-- BEGIN SOURCE DATA --

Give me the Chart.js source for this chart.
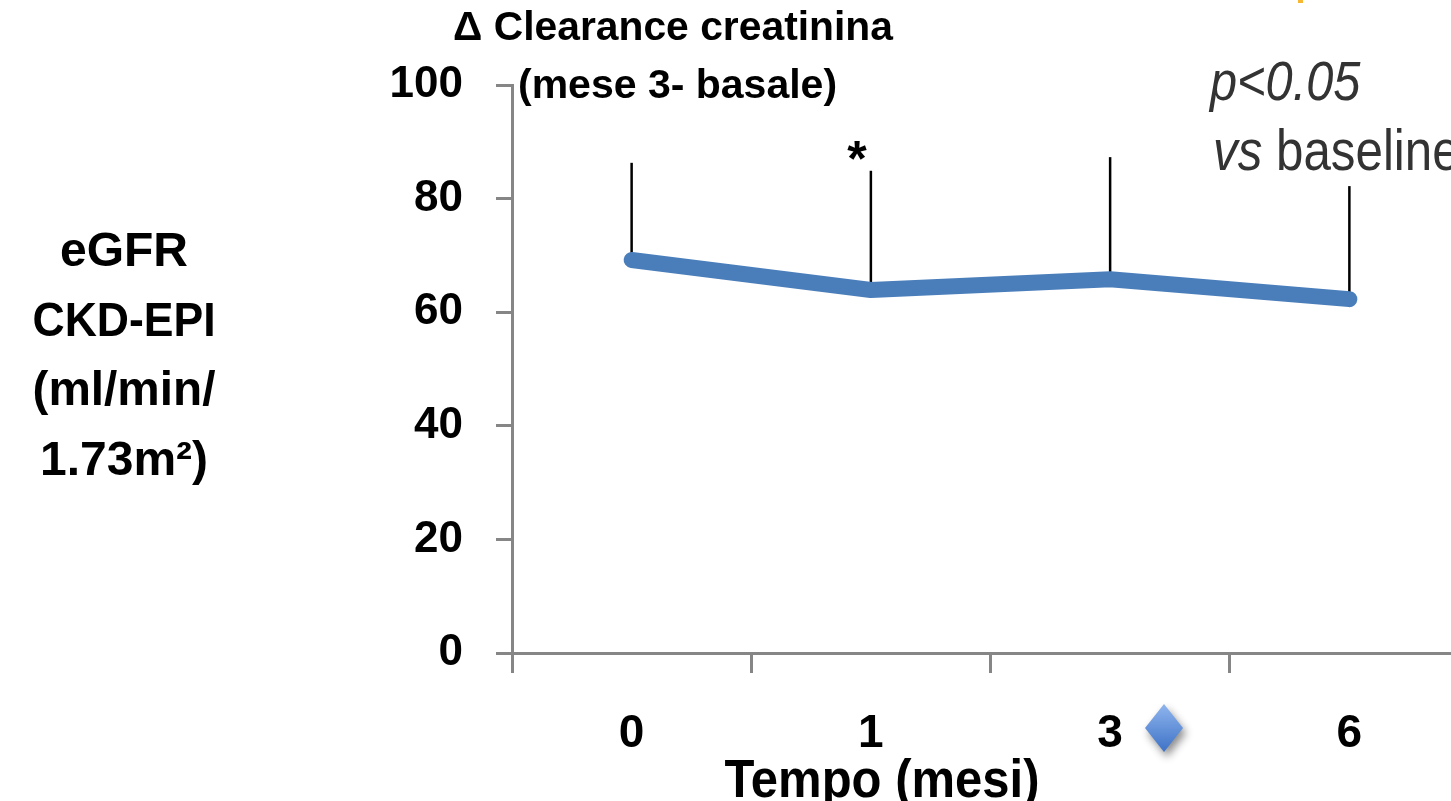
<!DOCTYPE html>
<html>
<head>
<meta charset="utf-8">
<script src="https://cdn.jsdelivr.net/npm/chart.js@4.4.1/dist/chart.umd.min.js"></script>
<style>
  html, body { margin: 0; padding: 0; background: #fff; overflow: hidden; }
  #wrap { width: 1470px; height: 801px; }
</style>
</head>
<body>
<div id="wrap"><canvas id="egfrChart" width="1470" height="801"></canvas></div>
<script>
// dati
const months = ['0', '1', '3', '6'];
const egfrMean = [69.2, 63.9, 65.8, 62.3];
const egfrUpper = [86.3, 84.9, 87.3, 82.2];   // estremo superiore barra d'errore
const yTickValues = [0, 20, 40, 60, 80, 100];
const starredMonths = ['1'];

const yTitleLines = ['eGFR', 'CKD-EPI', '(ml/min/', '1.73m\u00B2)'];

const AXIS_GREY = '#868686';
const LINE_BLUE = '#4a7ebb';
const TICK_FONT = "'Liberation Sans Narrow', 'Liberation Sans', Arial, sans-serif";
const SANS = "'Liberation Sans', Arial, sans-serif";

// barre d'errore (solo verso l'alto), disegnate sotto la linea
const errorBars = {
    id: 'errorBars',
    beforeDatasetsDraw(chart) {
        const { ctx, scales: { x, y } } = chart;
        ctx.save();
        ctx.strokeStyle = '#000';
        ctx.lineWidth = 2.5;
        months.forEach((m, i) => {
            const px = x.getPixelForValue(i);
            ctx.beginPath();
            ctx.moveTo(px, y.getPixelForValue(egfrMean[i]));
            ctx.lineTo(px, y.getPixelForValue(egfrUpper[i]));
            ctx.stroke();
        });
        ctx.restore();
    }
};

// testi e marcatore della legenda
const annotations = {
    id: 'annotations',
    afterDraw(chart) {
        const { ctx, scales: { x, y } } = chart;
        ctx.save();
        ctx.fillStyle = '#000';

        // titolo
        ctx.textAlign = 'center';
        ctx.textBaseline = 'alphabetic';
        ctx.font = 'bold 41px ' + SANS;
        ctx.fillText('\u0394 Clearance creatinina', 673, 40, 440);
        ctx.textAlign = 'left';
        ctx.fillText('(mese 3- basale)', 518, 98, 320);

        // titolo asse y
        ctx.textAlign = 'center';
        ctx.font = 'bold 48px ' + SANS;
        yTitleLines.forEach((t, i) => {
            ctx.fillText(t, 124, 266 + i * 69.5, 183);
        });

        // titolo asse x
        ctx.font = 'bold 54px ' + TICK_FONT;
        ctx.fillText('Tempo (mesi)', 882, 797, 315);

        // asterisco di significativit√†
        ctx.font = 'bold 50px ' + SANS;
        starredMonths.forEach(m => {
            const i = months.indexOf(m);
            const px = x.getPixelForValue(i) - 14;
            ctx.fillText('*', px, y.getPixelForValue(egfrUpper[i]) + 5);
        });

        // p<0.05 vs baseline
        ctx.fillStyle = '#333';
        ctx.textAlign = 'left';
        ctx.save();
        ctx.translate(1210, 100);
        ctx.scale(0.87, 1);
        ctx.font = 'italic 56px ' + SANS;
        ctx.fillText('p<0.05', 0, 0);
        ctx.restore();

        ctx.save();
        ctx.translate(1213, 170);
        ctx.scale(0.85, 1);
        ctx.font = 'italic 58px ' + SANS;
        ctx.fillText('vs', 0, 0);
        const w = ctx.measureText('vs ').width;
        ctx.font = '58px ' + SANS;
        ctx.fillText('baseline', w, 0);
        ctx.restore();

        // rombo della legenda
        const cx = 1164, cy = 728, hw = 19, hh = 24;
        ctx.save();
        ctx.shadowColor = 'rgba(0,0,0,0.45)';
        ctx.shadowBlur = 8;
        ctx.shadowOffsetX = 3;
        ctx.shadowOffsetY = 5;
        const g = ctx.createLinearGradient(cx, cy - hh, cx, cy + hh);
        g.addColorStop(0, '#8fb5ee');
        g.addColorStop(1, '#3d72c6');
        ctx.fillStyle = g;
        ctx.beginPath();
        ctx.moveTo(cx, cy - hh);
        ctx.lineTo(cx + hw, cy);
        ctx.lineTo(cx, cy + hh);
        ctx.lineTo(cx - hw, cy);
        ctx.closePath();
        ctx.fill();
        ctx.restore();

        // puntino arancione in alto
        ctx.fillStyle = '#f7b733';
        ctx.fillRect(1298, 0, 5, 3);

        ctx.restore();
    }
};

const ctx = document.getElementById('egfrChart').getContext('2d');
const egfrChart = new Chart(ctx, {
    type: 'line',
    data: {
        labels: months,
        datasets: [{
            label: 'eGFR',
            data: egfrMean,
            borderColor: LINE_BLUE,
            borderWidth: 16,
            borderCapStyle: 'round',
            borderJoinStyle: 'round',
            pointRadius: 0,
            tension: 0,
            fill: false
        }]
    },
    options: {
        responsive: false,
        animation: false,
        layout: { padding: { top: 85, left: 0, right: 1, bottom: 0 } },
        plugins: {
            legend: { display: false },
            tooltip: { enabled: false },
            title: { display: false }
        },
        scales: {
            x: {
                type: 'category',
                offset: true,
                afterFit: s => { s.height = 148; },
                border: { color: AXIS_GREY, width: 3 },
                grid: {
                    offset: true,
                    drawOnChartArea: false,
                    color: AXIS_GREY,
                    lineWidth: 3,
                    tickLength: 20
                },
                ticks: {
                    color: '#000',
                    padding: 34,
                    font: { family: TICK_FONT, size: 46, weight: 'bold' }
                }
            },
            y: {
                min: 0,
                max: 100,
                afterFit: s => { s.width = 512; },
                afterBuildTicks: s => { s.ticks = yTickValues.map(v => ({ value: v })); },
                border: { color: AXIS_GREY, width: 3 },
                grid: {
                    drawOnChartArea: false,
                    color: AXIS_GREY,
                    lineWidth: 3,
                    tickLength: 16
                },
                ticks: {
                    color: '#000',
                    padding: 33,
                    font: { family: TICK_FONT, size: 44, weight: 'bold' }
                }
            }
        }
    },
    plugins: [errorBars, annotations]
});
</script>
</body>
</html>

-- END SOURCE DATA --

- _GIVEN TASK_
Are you able to set down all the lines above exactly, without any pictures?

- _ANSWER FOR THE TASK_
Give me the Chart.js source for this chart.
<!DOCTYPE html>
<html>
<head>
<meta charset="utf-8">
<script src="https://cdn.jsdelivr.net/npm/chart.js@4.4.1/dist/chart.umd.min.js"></script>
<style>
  html, body { margin: 0; padding: 0; background: #fff; overflow: hidden; }
  #wrap { width: 1470px; height: 801px; }
</style>
</head>
<body>
<div id="wrap"><canvas id="egfrChart" width="1470" height="801"></canvas></div>
<script>
// dati
const months = ['0', '1', '3', '6'];
const egfrMean = [69.2, 63.9, 65.8, 62.3];
const egfrUpper = [86.3, 84.9, 87.3, 82.2];   // estremo superiore barra d'errore
const yTickValues = [0, 20, 40, 60, 80, 100];
const starredMonths = ['1'];

const yTitleLines = ['eGFR', 'CKD-EPI', '(ml/min/', '1.73m\u00B2)'];

const AXIS_GREY = '#868686';
const LINE_BLUE = '#4a7ebb';
const TICK_FONT = "'Liberation Sans Narrow', 'Liberation Sans', Arial, sans-serif";
const SANS = "'Liberation Sans', Arial, sans-serif";

// barre d'errore (solo verso l'alto), disegnate sotto la linea
const errorBars = {
    id: 'errorBars',
    beforeDatasetsDraw(chart) {
        const { ctx, scales: { x, y } } = chart;
        ctx.save();
        ctx.strokeStyle = '#000';
        ctx.lineWidth = 2.5;
        months.forEach((m, i) => {
            const px = x.getPixelForValue(i);
            ctx.beginPath();
            ctx.moveTo(px, y.getPixelForValue(egfrMean[i]));
            ctx.lineTo(px, y.getPixelForValue(egfrUpper[i]));
            ctx.stroke();
        });
        ctx.restore();
    }
};

// testi e marcatore della legenda
const annotations = {
    id: 'annotations',
    afterDraw(chart) {
        const { ctx, scales: { x, y } } = chart;
        ctx.save();
        ctx.fillStyle = '#000';

        // titolo
        ctx.textAlign = 'center';
        ctx.textBaseline = 'alphabetic';
        ctx.font = 'bold 41px ' + SANS;
        ctx.fillText('\u0394 Clearance creatinina', 673, 40, 440);
        ctx.textAlign = 'left';
        ctx.fillText('(mese 3- basale)', 518, 98, 320);

        // titolo asse y
        ctx.textAlign = 'center';
        ctx.font = 'bold 48px ' + SANS;
        yTitleLines.forEach((t, i) => {
            ctx.fillText(t, 124, 266 + i * 69.5, 183);
        });

        // titolo asse x
        ctx.font = 'bold 54px ' + TICK_FONT;
        ctx.fillText('Tempo (mesi)', 882, 797, 315);

        // asterisco di significativit√†
        ctx.font = 'bold 50px ' + SANS;
        starredMonths.forEach(m => {
            const i = months.indexOf(m);
            const px = x.getPixelForValue(i) - 14;
            ctx.fillText('*', px, y.getPixelForValue(egfrUpper[i]) + 5);
        });

        // p<0.05 vs baseline
        ctx.fillStyle = '#333';
        ctx.textAlign = 'left';
        ctx.save();
        ctx.translate(1210, 100);
        ctx.scale(0.87, 1);
        ctx.font = 'italic 56px ' + SANS;
        ctx.fillText('p<0.05', 0, 0);
        ctx.restore();

        ctx.save();
        ctx.translate(1213, 170);
        ctx.scale(0.85, 1);
        ctx.font = 'italic 58px ' + SANS;
        ctx.fillText('vs', 0, 0);
        const w = ctx.measureText('vs ').width;
        ctx.font = '58px ' + SANS;
        ctx.fillText('baseline', w, 0);
        ctx.restore();

        // rombo della legenda
        const cx = 1164, cy = 728, hw = 19, hh = 24;
        ctx.save();
        ctx.shadowColor = 'rgba(0,0,0,0.45)';
        ctx.shadowBlur = 8;
        ctx.shadowOffsetX = 3;
        ctx.shadowOffsetY = 5;
        const g = ctx.createLinearGradient(cx, cy - hh, cx, cy + hh);
        g.addColorStop(0, '#8fb5ee');
        g.addColorStop(1, '#3d72c6');
        ctx.fillStyle = g;
        ctx.beginPath();
        ctx.moveTo(cx, cy - hh);
        ctx.lineTo(cx + hw, cy);
        ctx.lineTo(cx, cy + hh);
        ctx.lineTo(cx - hw, cy);
        ctx.closePath();
        ctx.fill();
        ctx.restore();

        // puntino arancione in alto
        ctx.fillStyle = '#f7b733';
        ctx.fillRect(1298, 0, 5, 3);

        ctx.restore();
    }
};

const ctx = document.getElementById('egfrChart').getContext('2d');
const egfrChart = new Chart(ctx, {
    type: 'line',
    data: {
        labels: months,
        datasets: [{
            label: 'eGFR',
            data: egfrMean,
            borderColor: LINE_BLUE,
            borderWidth: 16,
            borderCapStyle: 'round',
            borderJoinStyle: 'round',
            pointRadius: 0,
            tension: 0,
            fill: false
        }]
    },
    options: {
        responsive: false,
        animation: false,
        layout: { padding: { top: 85, left: 0, right: 1, bottom: 0 } },
        plugins: {
            legend: { display: false },
            tooltip: { enabled: false },
            title: { display: false }
        },
        scales: {
            x: {
                type: 'category',
                offset: true,
                afterFit: s => { s.height = 148; },
                border: { color: AXIS_GREY, width: 3 },
                grid: {
                    offset: true,
                    drawOnChartArea: false,
                    color: AXIS_GREY,
                    lineWidth: 3,
                    tickLength: 20
                },
                ticks: {
                    color: '#000',
                    padding: 34,
                    font: { family: TICK_FONT, size: 46, weight: 'bold' }
                }
            },
            y: {
                min: 0,
                max: 100,
                afterFit: s => { s.width = 512; },
                afterBuildTicks: s => { s.ticks = yTickValues.map(v => ({ value: v })); },
                border: { color: AXIS_GREY, width: 3 },
                grid: {
                    drawOnChartArea: false,
                    color: AXIS_GREY,
                    lineWidth: 3,
                    tickLength: 16
                },
                ticks: {
                    color: '#000',
                    padding: 33,
                    font: { family: TICK_FONT, size: 44, weight: 'bold' }
                }
            }
        }
    },
    plugins: [errorBars, annotations]
});
</script>
</body>
</html>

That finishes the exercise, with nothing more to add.